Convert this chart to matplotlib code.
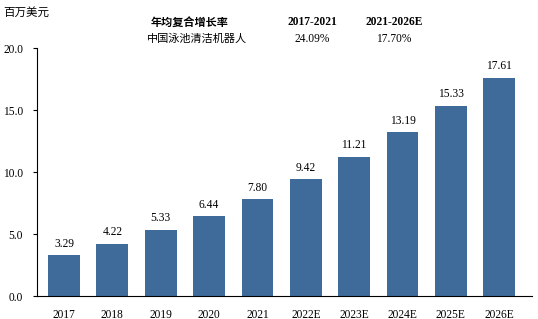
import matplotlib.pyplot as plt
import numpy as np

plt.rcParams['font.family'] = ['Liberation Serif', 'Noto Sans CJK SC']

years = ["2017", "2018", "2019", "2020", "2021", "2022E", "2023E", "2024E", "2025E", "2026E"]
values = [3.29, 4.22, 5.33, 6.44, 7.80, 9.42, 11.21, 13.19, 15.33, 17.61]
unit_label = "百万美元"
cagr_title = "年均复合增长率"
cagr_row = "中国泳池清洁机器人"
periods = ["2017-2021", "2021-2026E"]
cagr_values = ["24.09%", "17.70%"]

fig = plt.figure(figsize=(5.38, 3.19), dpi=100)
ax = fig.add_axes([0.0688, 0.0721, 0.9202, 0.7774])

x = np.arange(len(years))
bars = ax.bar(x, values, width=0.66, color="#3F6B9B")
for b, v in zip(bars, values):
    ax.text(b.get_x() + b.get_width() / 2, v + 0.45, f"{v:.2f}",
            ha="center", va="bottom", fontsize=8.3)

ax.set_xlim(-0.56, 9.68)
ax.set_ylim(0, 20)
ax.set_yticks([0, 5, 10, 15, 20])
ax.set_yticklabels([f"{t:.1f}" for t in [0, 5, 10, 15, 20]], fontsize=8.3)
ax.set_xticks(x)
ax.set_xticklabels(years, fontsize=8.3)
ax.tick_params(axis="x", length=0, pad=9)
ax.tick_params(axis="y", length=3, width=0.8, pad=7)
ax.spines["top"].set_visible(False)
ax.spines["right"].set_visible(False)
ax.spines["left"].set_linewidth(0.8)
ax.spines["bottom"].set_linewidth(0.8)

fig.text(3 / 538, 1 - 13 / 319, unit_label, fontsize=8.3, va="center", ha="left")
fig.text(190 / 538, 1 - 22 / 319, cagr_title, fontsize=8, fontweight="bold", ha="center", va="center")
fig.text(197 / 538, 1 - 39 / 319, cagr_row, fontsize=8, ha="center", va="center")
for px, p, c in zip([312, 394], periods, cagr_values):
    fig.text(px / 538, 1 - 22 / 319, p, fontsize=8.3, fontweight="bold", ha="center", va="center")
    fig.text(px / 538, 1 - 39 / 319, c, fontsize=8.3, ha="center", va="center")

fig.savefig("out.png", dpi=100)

• _WHAT THE TASK REQUIRES_: Set the data above down again exactly as given, with no pictures.

• _RESULT FOR THIS EXERCISE_:
Convert this chart to matplotlib code.
import matplotlib.pyplot as plt
import numpy as np

plt.rcParams['font.family'] = ['Liberation Serif', 'Noto Sans CJK SC']

years = ["2017", "2018", "2019", "2020", "2021", "2022E", "2023E", "2024E", "2025E", "2026E"]
values = [3.29, 4.22, 5.33, 6.44, 7.80, 9.42, 11.21, 13.19, 15.33, 17.61]
unit_label = "百万美元"
cagr_title = "年均复合增长率"
cagr_row = "中国泳池清洁机器人"
periods = ["2017-2021", "2021-2026E"]
cagr_values = ["24.09%", "17.70%"]

fig = plt.figure(figsize=(5.38, 3.19), dpi=100)
ax = fig.add_axes([0.0688, 0.0721, 0.9202, 0.7774])

x = np.arange(len(years))
bars = ax.bar(x, values, width=0.66, color="#3F6B9B")
for b, v in zip(bars, values):
    ax.text(b.get_x() + b.get_width() / 2, v + 0.45, f"{v:.2f}",
            ha="center", va="bottom", fontsize=8.3)

ax.set_xlim(-0.56, 9.68)
ax.set_ylim(0, 20)
ax.set_yticks([0, 5, 10, 15, 20])
ax.set_yticklabels([f"{t:.1f}" for t in [0, 5, 10, 15, 20]], fontsize=8.3)
ax.set_xticks(x)
ax.set_xticklabels(years, fontsize=8.3)
ax.tick_params(axis="x", length=0, pad=9)
ax.tick_params(axis="y", length=3, width=0.8, pad=7)
ax.spines["top"].set_visible(False)
ax.spines["right"].set_visible(False)
ax.spines["left"].set_linewidth(0.8)
ax.spines["bottom"].set_linewidth(0.8)

fig.text(3 / 538, 1 - 13 / 319, unit_label, fontsize=8.3, va="center", ha="left")
fig.text(190 / 538, 1 - 22 / 319, cagr_title, fontsize=8, fontweight="bold", ha="center", va="center")
fig.text(197 / 538, 1 - 39 / 319, cagr_row, fontsize=8, ha="center", va="center")
for px, p, c in zip([312, 394], periods, cagr_values):
    fig.text(px / 538, 1 - 22 / 319, p, fontsize=8.3, fontweight="bold", ha="center", va="center")
    fig.text(px / 538, 1 - 39 / 319, c, fontsize=8.3, ha="center", va="center")

fig.savefig("out.png", dpi=100)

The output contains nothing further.